Damage to public property: Who bears the cost and what the Supreme Court said
Lucknow, Dec 31: The Uttar Pradesh government's move to recover damages from those who allegedly destroyed public property during protests against Citizenship Amendment Act (CAA) has created a controversy with the opposition alleging that the Yogi Adityanath government is acting too harsh on the protesters.
The state government has issued notices to around 500 people asking them to pay up a total of Rs 14.86 lakh in damages for the destruction of government properties.
The notices cited a 2010 Allahabad High Court decision in the Mohammad Shujauddin v State of UP case, which had directed the state government to compensate for the loss to public caused during the violent agitations from those indulging in acts of violence.
2010 Allahabad High Court verdict
The order passed by Justice Sudhir Agarwal called for the stringent measures after noting the state had failed to implement the provisions of the Prevention of Damage to Public Property, enacted in 1984 to punish those who damage public property.
The 1984 the Prevention of Damage to Public Property Act has also empowered the civil administration to take action against the accused.
"It appears that everybody believes that public property has no custodian. It is like orphan. It is the birthright to destruct and damage it in a manner they like without any sense of responsibility... What is more disturbing is that law enforcement machinery mostly is a silent spectator watching destruction of public property," Justice Agarwal observed.
Upon receiving information on violent protests the police must register an FIR immediately, the court directed.
After identifying the person or group the local body, public corporation, whoever is the owner of the property, shall file a claim for realisation of such amount from the political parties/persons before the competent authority, as nominated by the state.
What SC said?
The Supreme Court has often raised concern over the damage to public property during agitations, saying the country cannot be held to ransom and that it will lay down parameters for fixing accountability for the losses.
The top court had in 2007 initiated suo motu proceedings and set up two committees - one headed by a Justice (Retd) KT Thomas and the other headed by noted jurist Fali S Nariman.
While the Thomas Committee recommended that the Prevention of Damage to Public Property Act, 1984, must be so amended, the Nariman committee has suggested that leaders of the agitation should be made absolutely liable for the destruction of properties by their supporters and there should be self-regulation on the part of the media.
The SC guidelines say that rioters be made strictly liable for the damage, and compensation would be collected to "make good" the damage.
The apex court directed the High Courts to order suo motu action and to set up a machinery to investigate the damage caused and award compensation wherever mass destruction to the property takes place due to protests.
Appointment of claims commissioner
The SC also directed to appoint a sitting or retired high court judge or district judge as a "claims commissioner" to estimate the damages and probe liability. An assessor can also be appointed to assist the claims commissioner.

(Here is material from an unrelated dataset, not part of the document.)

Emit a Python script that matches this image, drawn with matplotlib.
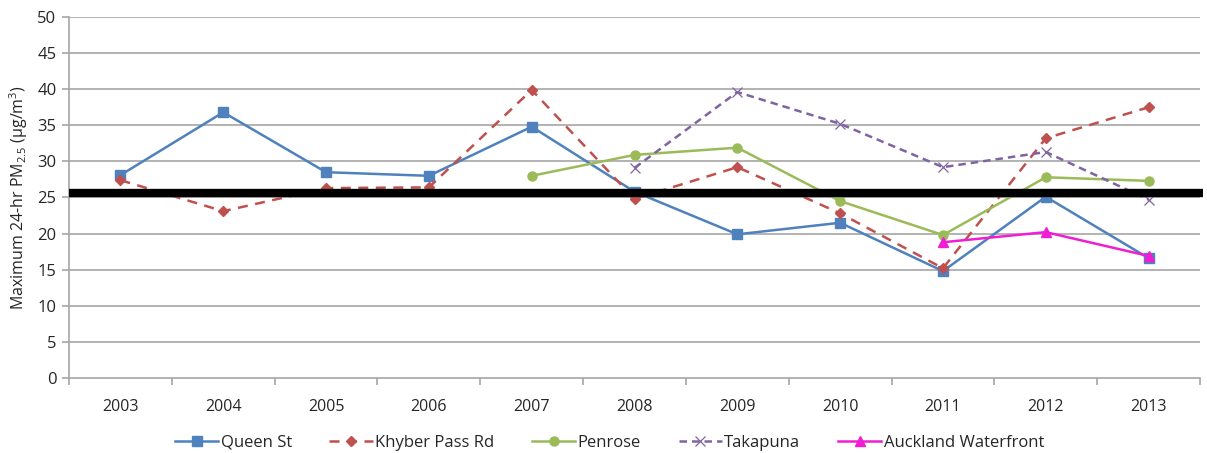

Reportedly, the Delhi Police has written to the high court requesting it to appoint a claims commissioner to draw an estimate of the damage of properties during the anti-CAA protests and "investigate liability".
In a letter to the Registrar General of the Delhi High Court, the police said during the anti-Citizenship Amendment Act protests, there has been a "massive and extensive" damage to public and private properties causing "huge losses to government exchequer".
Jamia Millia Islamia students protest
Recently, the top court pulled up the students for taking law and order into their hands during the protests on the Citizenship (Amendment) Bill. Chief Justice of India, S A Bobde said that the court will not be bullied into hearing the petition alleging police atrocities.
The SC cannot be held ransom when public property is being destroyed. Just because they are students, they cannot take law into their own hands. Justice Bobde also said that the courts cannot do much. It is a law and order problem and the police have to deal with it, he also said.
More than 1,100 people are under arrest and 5,558 kept in preventive detention following violence related to the anti-citizenship amendment act protests, putting the death toll in police clashes across the state at 19.